Shopify Inventory Management Best Practices
Jamie Chen
Lead Developer
How to manage inventory effectively in your Shopify store. Forecasting, reorder points, multi-location inventory, and the apps that help growing brands avoid stockouts.
Inventory management is one of the areas where ecommerce brands lose the most money — either through stockouts that cost revenue and damage customer trust, or through overstocking that ties up working capital and leads to clearance pricing. Getting it right requires the right systems, the right data, and the right processes.
Shopify's Native Inventory Features
Shopify's built-in inventory management handles the essentials: tracking stock levels, setting inventory locations, managing transfers between locations, and generating inventory reports. For brands with straightforward inventory needs (single location, limited SKU count), Shopify's native tools are often sufficient.
- Inventory tracking per variant, per location
- Low stock notifications via Shopify Flow (Shopify Plus)
- Inventory history and adjustment logs
- ABC analysis via Shopify analytics (Products report sorted by units sold)
- Purchase order management (basic) within the Shopify admin
When to Invest in a Dedicated IMS
Shopify's native inventory tools have clear limitations. You need a dedicated Inventory Management System (IMS) when:
- You sell across multiple channels (Shopify, Amazon, wholesale) and need centralised stock control
- You have 500+ SKUs and need automated reorder point management
- You manufacture or assemble products and need bill-of-materials functionality
- You use multiple 3PL warehouses and need location-based fulfilment routing
- Your existing stock reconciliation process takes more than 2-3 hours per week
Demand Forecasting Fundamentals
Accurate demand forecasting prevents both stockouts and overstock. At minimum, your forecasting process should account for:
- 1Historical sales velocity by SKU (same period last year, adjusted for growth rate)

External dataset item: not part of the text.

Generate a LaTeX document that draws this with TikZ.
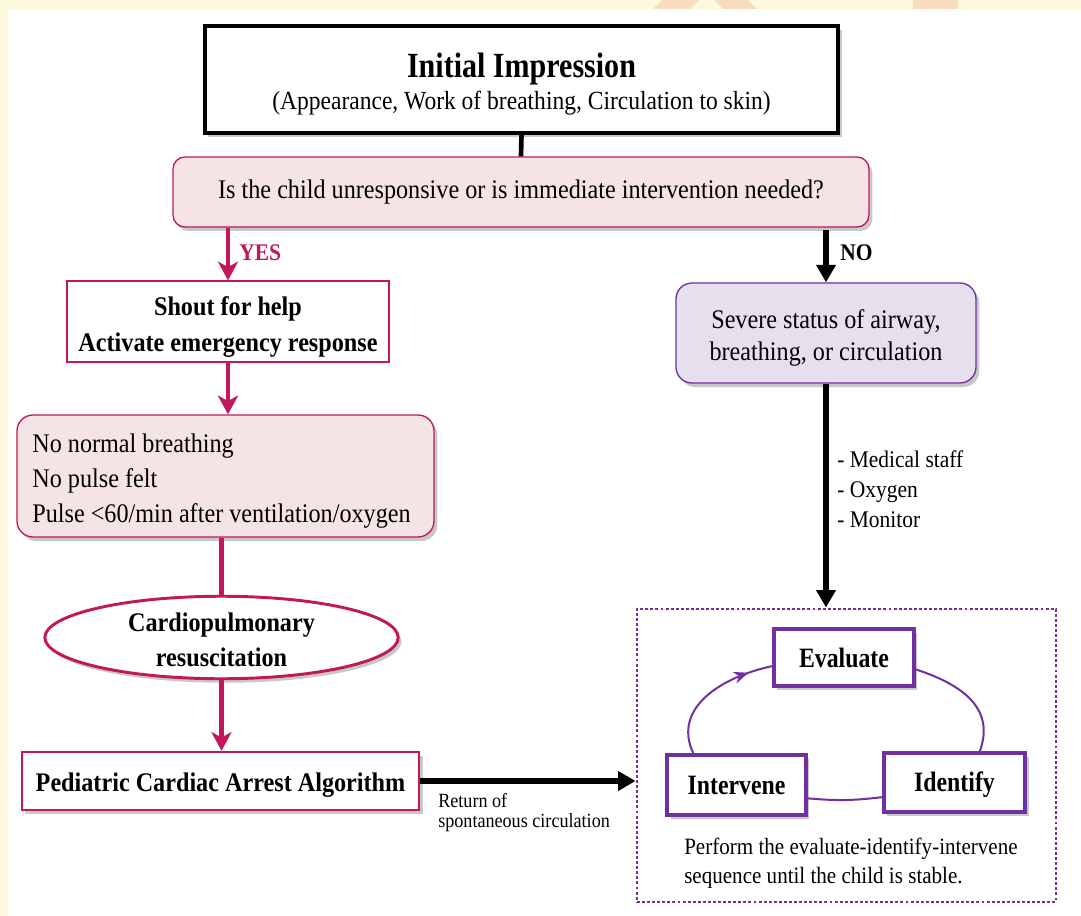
\documentclass[tikz,border=0pt]{standalone}
\usepackage{fontspec}
\setmainfont{Liberation Serif}[FakeStretch=0.9]
\newfontfamily\narrowfont{Liberation Serif}[FakeStretch=0.85]
\usetikzlibrary{arrows.meta,shapes.geometric,shadows,decorations.markings}

\definecolor{crimson}{HTML}{C2185B}
\definecolor{pinkfill}{HTML}{F4E4E6}
\definecolor{purp}{HTML}{7030A0}
\definecolor{lavfill}{HTML}{E6DFEE}
\definecolor{pagebg}{HTML}{FCF9DF}
\definecolor{markbg}{HTML}{F7DDBC}

\tikzset{
  shade/.style={drop shadow={shadow xshift=2.5pt, shadow yshift=-3pt, opacity=.3, fill=black!70}},
  txt/.style={font=\fontsize{20.15}{27}\selectfont, align=center, inner sep=0pt},
  titlebox/.style={draw, line width=3pt, fill=white, shade, align=center,
    minimum width=475pt, minimum height=80pt, font=\fontsize{19.6}{23}\selectfont},
  askbox/.style={draw=crimson, line width=1pt, fill=pinkfill, rounded corners=9pt, shade,
    minimum width=522pt, minimum height=52.5pt, font=\fontsize{20.15}{24}\selectfont},
  helpbox/.style={draw=crimson, line width=1pt, fill=white, align=center,
    minimum width=241.5pt, minimum height=60.75pt, font=\fontsize{20.15}{27}\selectfont\bfseries},
  signbox/.style={draw=crimson, line width=1pt, fill=pinkfill, rounded corners=12pt, shade,
    minimum width=312.75pt, minimum height=91.5pt, align=left,
    font=\fontsize{20.15}{26}\selectfont},
  cprnode/.style={ellipse, draw=crimson, line width=2.2pt, fill=white, shade, inner sep=0pt,
    minimum width=265pt, minimum height=59pt, align=center, font=\fontsize{20.15}{26}\selectfont\bfseries},
  palsbox/.style={draw=crimson, line width=1.8pt, fill=white, shade, text height=19.6pt, text depth=4.6pt,
    minimum width=298pt, minimum height=43.5pt, font=\fontsize{20.15}{24}\selectfont\bfseries},
  abcbox/.style={draw=purp, line width=1pt, fill=lavfill, rounded corners=12pt, shade, align=center,
    minimum width=225pt, minimum height=75pt, font=\fontsize{20.15}{24}\selectfont},
  loopbox/.style={draw=purp, line width=3pt, fill=white, shade,
    font=\narrowfont\fontsize{21}{24}\selectfont\bfseries},
  framebox/.style={draw=purp, line width=2.2pt, dash pattern=on 2.2pt off 1.6pt,
    minimum width=314.25pt, minimum height=219.75pt},
  redarrow/.style={draw=crimson, line width=3.5pt, -{Stealth[length=14pt, width=15pt, inset=4pt]}},
  redline/.style={draw=crimson, line width=3.5pt},
  blackarrow/.style={draw=black, line width=3.8pt, -{Triangle[length=13pt, width=14pt]}},
  loopline/.style={draw=purp, line width=1.5pt},
}

\begin{document}
\begin{tikzpicture}[x=0.75pt, y=-0.75pt]
\useasboundingbox (0,0) rectangle (1081,916);
\fill[pagebg] (0,0) rectangle (1081,916);
\fill[markbg] (653,9) -- (690,9) -- (699,0) -- (662,0) -- cycle;
\fill[markbg] (723,9) -- (757,9) -- (748,0) -- (714,0) -- cycle;
\fill[markbg] (913,0) rectangle (958,9);
\fill[white] (8,9) rectangle (1081,916);

% left branch
\node [titlebox] (impression) at (521.5,79.5) {\rule{0pt}{25pt}{\narrowfont\fontsize{26.5}{30}\selectfont\bfseries Initial Impression}\\[1pt] (Appearance, Work of breathing, Circulation to skin)};
\node [askbox] (ask) at (521,192) {Is the child unresponsive or is immediate intervention needed?};
\node [helpbox] (shout) at (228,321.5) {\rule{0pt}{21.7pt}Shout for help\\Activate emergency response};
\node [signbox] (signs) at (225.5,476) {\rule{0pt}{21.7pt}No normal breathing\\No pulse felt\\Pulse <60/min after ventilation/oxygen\hspace*{6pt}};
\node [cprnode] (cpr) at (221.5,637.5) {\rule{0pt}{17.5pt}Cardiopulmonary\\resuscitation};
\node [palsbox] (pals) at (220.5,781) {Pediatric Cardiac Arrest Algorithm};

% right branch
\node [abcbox] (abc) at (826,333) {\rule{0pt}{21.7pt}Severe status of airway,\\breathing, or circulation};
\node [framebox] (frame) at (846.5,755.5) {};
\node [loopbox, minimum width=105pt, minimum height=42.75pt] (evaluate) at (844,657.5) {Evaluate};
\node [loopbox, minimum width=104pt, minimum height=45pt] (intervene) at (736.5,785) {Intervene};
\node [loopbox, minimum width=106pt, minimum height=44pt, text height=17.5pt] (identify) at (954.5,782.5) {Identify};

% labels
\node [txt, text=crimson, font=\fontsize{17.9}{20}\selectfont\bfseries, anchor=west] (yes) at (239,253) {YES};
\node [txt, font=\fontsize{17.9}{20}\selectfont\bfseries, anchor=west] (no) at (840,253) {NO};
\node [txt, align=left, anchor=west, font=\fontsize{17.9}{22.5}\selectfont] (needs) at (837,489) {- Medical staff\\- Oxygen\\- Monitor};
\node [txt, align=left, anchor=west, font=\fontsize{15.1}{15}\selectfont] (rosc) at (438,813) {Return of\\spontaneous circulation};
\node [txt, align=left, anchor=west, font=\fontsize{17.55}{21.75}\selectfont] (perform) at (684,863) {Perform the evaluate-identify-intervene\\sequence until the child is stable.};

% connectors
\draw [line width=3.5pt] (impression.south) -- (ask.north);
\draw [redarrow] (ask.south -| shout.north) -- (shout.north);
\draw [blackarrow] ([yshift=-2pt]ask.south -| abc.north) -- (abc.north);
\draw [redarrow] (shout.south) -- (shout.south |- signs.north);
\draw [redline] (signs.south -| cpr.north) -- (cpr.north);
\draw [redarrow] (cpr.south) -- (cpr.south |- pals.north);
\draw [blackarrow] (pals.east) -- (pals.east -| frame.west);
\draw [blackarrow] (abc.south) -- (abc.south |- frame.north);

% evaluate-identify-intervene cycle
\draw [loopline, postaction={decorate}, decoration={markings, mark=at position 0.82 with {\arrow{Stealth[length=11pt, width=9pt]}}}]
  ([xshift=21pt]intervene.north west) to[out=115, in=192, looseness=1.1] ([yshift=-6.5pt]evaluate.west);
\draw [loopline] ([yshift=-9pt]evaluate.east) to[out=-18, in=70, looseness=1.15] ([xshift=19pt]identify.north);
\draw [loopline] ([yshift=-11pt]identify.west) to[bend left=6] ([yshift=-10pt]intervene.east);
\end{tikzpicture}
\end{document}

- 2Seasonality factors — identify which months consistently over/underperform your average
- 3Planned marketing activity — campaigns, sales events, and influencer activity all spike demand
- 4Supplier lead times — build safety stock based on your supplier's reliability, not just their stated lead time
- 5BFCM and seasonal event uplift — these require separate forecast models
Setting Reorder Points
Your reorder point (ROP) is the stock level that triggers a new purchase order. Formula: ROP = (Average daily sales × Supplier lead time in days) + Safety stock. Safety stock = (Maximum daily sales − Average daily sales) × Maximum lead time. Review and update your ROPs quarterly as sales velocity and lead times change.
Multi-Location Inventory
Shopify supports up to 1,000 inventory locations (Shopify Plus). For brands using multiple fulfilment locations, configure Shopify's inventory routing to prioritise fulfilment from the location closest to the customer. This reduces shipping costs and delivery times — and with rising carrier rates, the operational saving is meaningful.
“Every stockout is a double loss: you lose the immediate sale and you risk losing the customer permanently if they have a better experience with a competitor. Invest in your inventory management systems before the pain becomes revenue-critical.”